Que répond l’Angleterre à tous ces griefs? Le droit! il est évident qu’elle ne peut l’invoquer, car ce serait une honte d’opposer à toutes ces réclamations de la Perse je ne sais quel droit d’un peuple étranger venant de l’autre bout du monde, n’ayant jamais eu aucune relation avec Hérat, où, après quarante ans d’efforts, il n’a pu faire entrer même un simple voyageur anglais. Mais, à défaut de droit, l’Angleterre a contre nous une raison péremptoire, c’est son intérêt. A travers beaucoup de formules diplomatiques, qu’au commencement nous avions de la peine à comprendre, elle a fini par nous déclarer nettement que son intérêt ne veut pas qu’Hérat appartienne à la Perse.

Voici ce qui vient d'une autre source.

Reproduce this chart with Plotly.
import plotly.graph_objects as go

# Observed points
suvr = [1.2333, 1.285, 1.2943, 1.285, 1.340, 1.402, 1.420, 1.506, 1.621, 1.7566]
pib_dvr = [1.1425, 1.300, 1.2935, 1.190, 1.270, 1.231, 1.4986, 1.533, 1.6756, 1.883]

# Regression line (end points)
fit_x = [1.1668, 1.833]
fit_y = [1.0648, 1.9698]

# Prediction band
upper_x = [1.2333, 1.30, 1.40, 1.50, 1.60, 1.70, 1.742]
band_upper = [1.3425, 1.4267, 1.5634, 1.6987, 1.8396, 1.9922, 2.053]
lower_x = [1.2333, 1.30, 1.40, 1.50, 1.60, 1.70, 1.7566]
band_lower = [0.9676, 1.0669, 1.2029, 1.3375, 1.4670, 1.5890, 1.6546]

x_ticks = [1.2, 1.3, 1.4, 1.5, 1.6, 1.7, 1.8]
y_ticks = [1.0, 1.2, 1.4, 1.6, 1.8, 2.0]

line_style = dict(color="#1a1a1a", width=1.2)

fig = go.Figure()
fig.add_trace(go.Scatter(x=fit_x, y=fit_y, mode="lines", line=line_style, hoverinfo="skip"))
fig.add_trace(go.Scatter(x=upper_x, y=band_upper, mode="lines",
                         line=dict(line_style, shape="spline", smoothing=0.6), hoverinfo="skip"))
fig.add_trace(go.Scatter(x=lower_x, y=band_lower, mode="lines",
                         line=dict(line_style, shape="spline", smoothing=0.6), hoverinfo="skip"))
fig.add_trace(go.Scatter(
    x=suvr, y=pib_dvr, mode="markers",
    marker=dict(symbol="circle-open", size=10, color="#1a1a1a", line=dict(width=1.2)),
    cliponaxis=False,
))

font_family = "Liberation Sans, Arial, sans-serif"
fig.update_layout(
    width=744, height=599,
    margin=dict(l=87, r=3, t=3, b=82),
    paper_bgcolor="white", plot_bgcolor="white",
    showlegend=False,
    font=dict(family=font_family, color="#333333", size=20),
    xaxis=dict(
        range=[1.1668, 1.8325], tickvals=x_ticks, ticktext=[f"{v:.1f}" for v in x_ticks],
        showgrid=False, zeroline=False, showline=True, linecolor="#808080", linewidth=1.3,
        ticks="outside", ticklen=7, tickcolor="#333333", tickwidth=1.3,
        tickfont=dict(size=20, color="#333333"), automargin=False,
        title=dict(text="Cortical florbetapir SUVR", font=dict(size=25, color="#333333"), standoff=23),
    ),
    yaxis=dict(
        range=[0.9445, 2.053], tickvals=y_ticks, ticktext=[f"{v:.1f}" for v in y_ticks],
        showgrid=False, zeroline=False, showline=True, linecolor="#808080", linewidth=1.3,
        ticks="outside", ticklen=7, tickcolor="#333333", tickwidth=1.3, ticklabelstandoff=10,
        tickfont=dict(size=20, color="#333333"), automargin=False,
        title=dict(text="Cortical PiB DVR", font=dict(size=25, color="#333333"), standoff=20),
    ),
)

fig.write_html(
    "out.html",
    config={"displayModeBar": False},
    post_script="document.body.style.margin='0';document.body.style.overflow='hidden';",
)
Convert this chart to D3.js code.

Quoique beaucoup de mes compatriotes se sentent encore incapables de saisir le vrai sens de cet argument de l’Angleterre, mon intelligence déjà suffisamment dérouillée par mes longues relations avec l’Europe, n’éprouve plus aucune difficulté à comprendre cette grande raison de la politique anglaise, et non-seulement je la comprends sans peine, mais je m’incline devant elle avec respect.

Et voici mon explication : L’Angleterre a été un des plus puissans foyers de la liberté du monde. Elle est aujourd’hui le principal facteur de la civilisation de l’Asie. Son empire indien est un bienfait providentiel. Le voisinage de cet empire est une des meilleures garanties de notre indépendance. La grandeur de l’Angleterre est une nécessité pour le monde entier. Si donc le sacrifice d’Hérat est nécessaire aux destinées de l’Angleterre, périsse Hérat, périsse le Khorassan et que la puissance britannique demeure pour la liberté et le progrès du monde!

Mais c’est bien le moins que l’on puisse faire pour notre abnégation, si l’on tient à ce qu’elle soit loyale et sincère, que de lui démontrer que l’intérêt de l’Angleterre exige que la Perse renonce à la possession d’Hérat. Quel serait le mal si Hérat était à la Perse? et quel profit a trouvé l’Angleterre à nous enlever cette ville pour la livrer aux Afghans de Caboul? Il doit y avoir évidemment des raisons fort graves pour qu’on ait poursuivi avec tant de persistance une politique si désastreuse pour nous.